◆ Given material
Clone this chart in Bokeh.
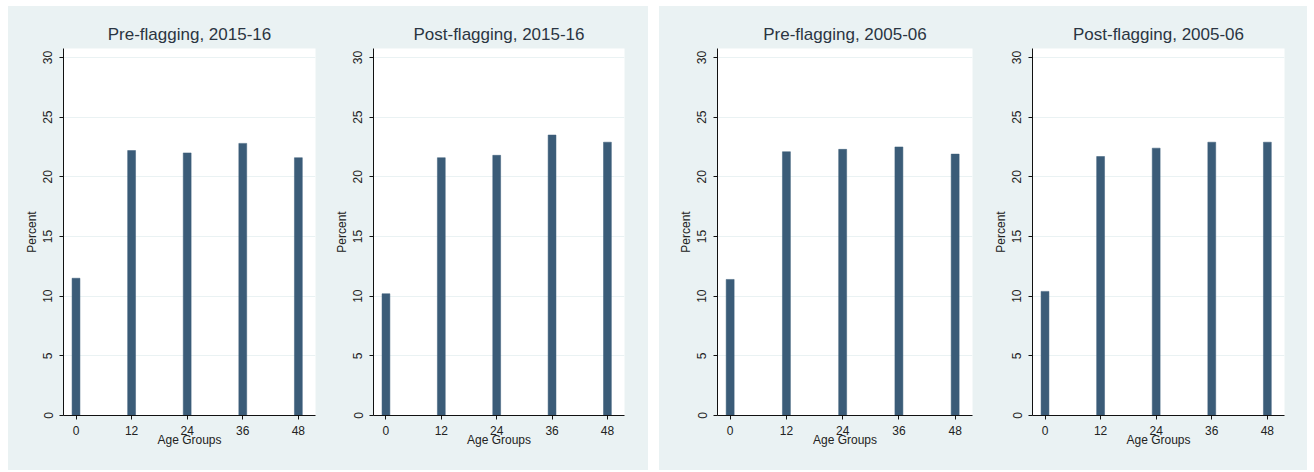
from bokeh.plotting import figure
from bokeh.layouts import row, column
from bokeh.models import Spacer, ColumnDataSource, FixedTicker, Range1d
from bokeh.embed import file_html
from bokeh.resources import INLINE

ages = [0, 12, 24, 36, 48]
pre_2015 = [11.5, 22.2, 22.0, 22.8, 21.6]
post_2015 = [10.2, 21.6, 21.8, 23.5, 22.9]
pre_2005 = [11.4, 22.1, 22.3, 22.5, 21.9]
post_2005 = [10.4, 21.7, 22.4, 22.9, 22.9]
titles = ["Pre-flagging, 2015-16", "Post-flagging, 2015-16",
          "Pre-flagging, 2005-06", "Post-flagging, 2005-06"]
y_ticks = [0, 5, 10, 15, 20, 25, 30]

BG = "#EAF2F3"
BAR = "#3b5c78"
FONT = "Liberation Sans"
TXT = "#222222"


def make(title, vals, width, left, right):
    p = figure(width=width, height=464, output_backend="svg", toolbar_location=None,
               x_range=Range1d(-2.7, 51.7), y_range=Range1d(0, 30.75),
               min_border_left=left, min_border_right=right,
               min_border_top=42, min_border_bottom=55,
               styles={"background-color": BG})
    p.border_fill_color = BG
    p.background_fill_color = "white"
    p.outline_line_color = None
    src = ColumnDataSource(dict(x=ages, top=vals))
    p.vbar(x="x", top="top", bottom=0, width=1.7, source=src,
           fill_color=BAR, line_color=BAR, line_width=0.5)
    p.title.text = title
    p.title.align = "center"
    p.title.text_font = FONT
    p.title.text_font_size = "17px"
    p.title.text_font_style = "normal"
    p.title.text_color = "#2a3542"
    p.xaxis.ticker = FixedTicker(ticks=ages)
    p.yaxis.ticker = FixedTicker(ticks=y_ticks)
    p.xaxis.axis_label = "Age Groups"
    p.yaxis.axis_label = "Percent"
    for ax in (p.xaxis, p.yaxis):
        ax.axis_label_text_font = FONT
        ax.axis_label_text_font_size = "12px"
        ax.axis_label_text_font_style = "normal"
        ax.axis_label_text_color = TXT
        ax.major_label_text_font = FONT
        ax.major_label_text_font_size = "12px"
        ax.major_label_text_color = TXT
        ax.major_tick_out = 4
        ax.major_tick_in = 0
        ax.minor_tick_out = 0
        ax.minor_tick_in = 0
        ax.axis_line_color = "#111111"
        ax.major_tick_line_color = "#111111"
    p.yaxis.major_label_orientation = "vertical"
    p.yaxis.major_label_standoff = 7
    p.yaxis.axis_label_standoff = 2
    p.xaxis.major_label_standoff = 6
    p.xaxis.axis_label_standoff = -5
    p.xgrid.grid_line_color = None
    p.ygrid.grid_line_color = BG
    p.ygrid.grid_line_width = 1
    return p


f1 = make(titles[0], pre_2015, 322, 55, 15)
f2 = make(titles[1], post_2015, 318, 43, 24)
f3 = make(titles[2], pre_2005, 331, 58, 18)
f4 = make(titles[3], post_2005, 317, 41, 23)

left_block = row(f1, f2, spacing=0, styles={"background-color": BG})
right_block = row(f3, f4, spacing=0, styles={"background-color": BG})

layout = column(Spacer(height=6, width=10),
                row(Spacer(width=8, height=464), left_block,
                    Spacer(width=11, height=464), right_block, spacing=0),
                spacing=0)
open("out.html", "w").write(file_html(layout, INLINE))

◆ Short problem
Transcribe the listing in full. Omit the pictures and keep every line exact.

◆ Solution to this task
Clone this chart in Bokeh.
from bokeh.plotting import figure
from bokeh.layouts import row, column
from bokeh.models import Spacer, ColumnDataSource, FixedTicker, Range1d
from bokeh.embed import file_html
from bokeh.resources import INLINE

ages = [0, 12, 24, 36, 48]
pre_2015 = [11.5, 22.2, 22.0, 22.8, 21.6]
post_2015 = [10.2, 21.6, 21.8, 23.5, 22.9]
pre_2005 = [11.4, 22.1, 22.3, 22.5, 21.9]
post_2005 = [10.4, 21.7, 22.4, 22.9, 22.9]
titles = ["Pre-flagging, 2015-16", "Post-flagging, 2015-16",
          "Pre-flagging, 2005-06", "Post-flagging, 2005-06"]
y_ticks = [0, 5, 10, 15, 20, 25, 30]

BG = "#EAF2F3"
BAR = "#3b5c78"
FONT = "Liberation Sans"
TXT = "#222222"


def make(title, vals, width, left, right):
    p = figure(width=width, height=464, output_backend="svg", toolbar_location=None,
               x_range=Range1d(-2.7, 51.7), y_range=Range1d(0, 30.75),
               min_border_left=left, min_border_right=right,
               min_border_top=42, min_border_bottom=55,
               styles={"background-color": BG})
    p.border_fill_color = BG
    p.background_fill_color = "white"
    p.outline_line_color = None
    src = ColumnDataSource(dict(x=ages, top=vals))
    p.vbar(x="x", top="top", bottom=0, width=1.7, source=src,
           fill_color=BAR, line_color=BAR, line_width=0.5)
    p.title.text = title
    p.title.align = "center"
    p.title.text_font = FONT
    p.title.text_font_size = "17px"
    p.title.text_font_style = "normal"
    p.title.text_color = "#2a3542"
    p.xaxis.ticker = FixedTicker(ticks=ages)
    p.yaxis.ticker = FixedTicker(ticks=y_ticks)
    p.xaxis.axis_label = "Age Groups"
    p.yaxis.axis_label = "Percent"
    for ax in (p.xaxis, p.yaxis):
        ax.axis_label_text_font = FONT
        ax.axis_label_text_font_size = "12px"
        ax.axis_label_text_font_style = "normal"
        ax.axis_label_text_color = TXT
        ax.major_label_text_font = FONT
        ax.major_label_text_font_size = "12px"
        ax.major_label_text_color = TXT
        ax.major_tick_out = 4
        ax.major_tick_in = 0
        ax.minor_tick_out = 0
        ax.minor_tick_in = 0
        ax.axis_line_color = "#111111"
        ax.major_tick_line_color = "#111111"
    p.yaxis.major_label_orientation = "vertical"
    p.yaxis.major_label_standoff = 7
    p.yaxis.axis_label_standoff = 2
    p.xaxis.major_label_standoff = 6
    p.xaxis.axis_label_standoff = -5
    p.xgrid.grid_line_color = None
    p.ygrid.grid_line_color = BG
    p.ygrid.grid_line_width = 1
    return p


f1 = make(titles[0], pre_2015, 322, 55, 15)
f2 = make(titles[1], post_2015, 318, 43, 24)
f3 = make(titles[2], pre_2005, 331, 58, 18)
f4 = make(titles[3], post_2005, 317, 41, 23)

left_block = row(f1, f2, spacing=0, styles={"background-color": BG})
right_block = row(f3, f4, spacing=0, styles={"background-color": BG})

layout = column(Spacer(height=6, width=10),
                row(Spacer(width=8, height=464), left_block,
                    Spacer(width=11, height=464), right_block, spacing=0),
                spacing=0)
open("out.html", "w").write(file_html(layout, INLINE))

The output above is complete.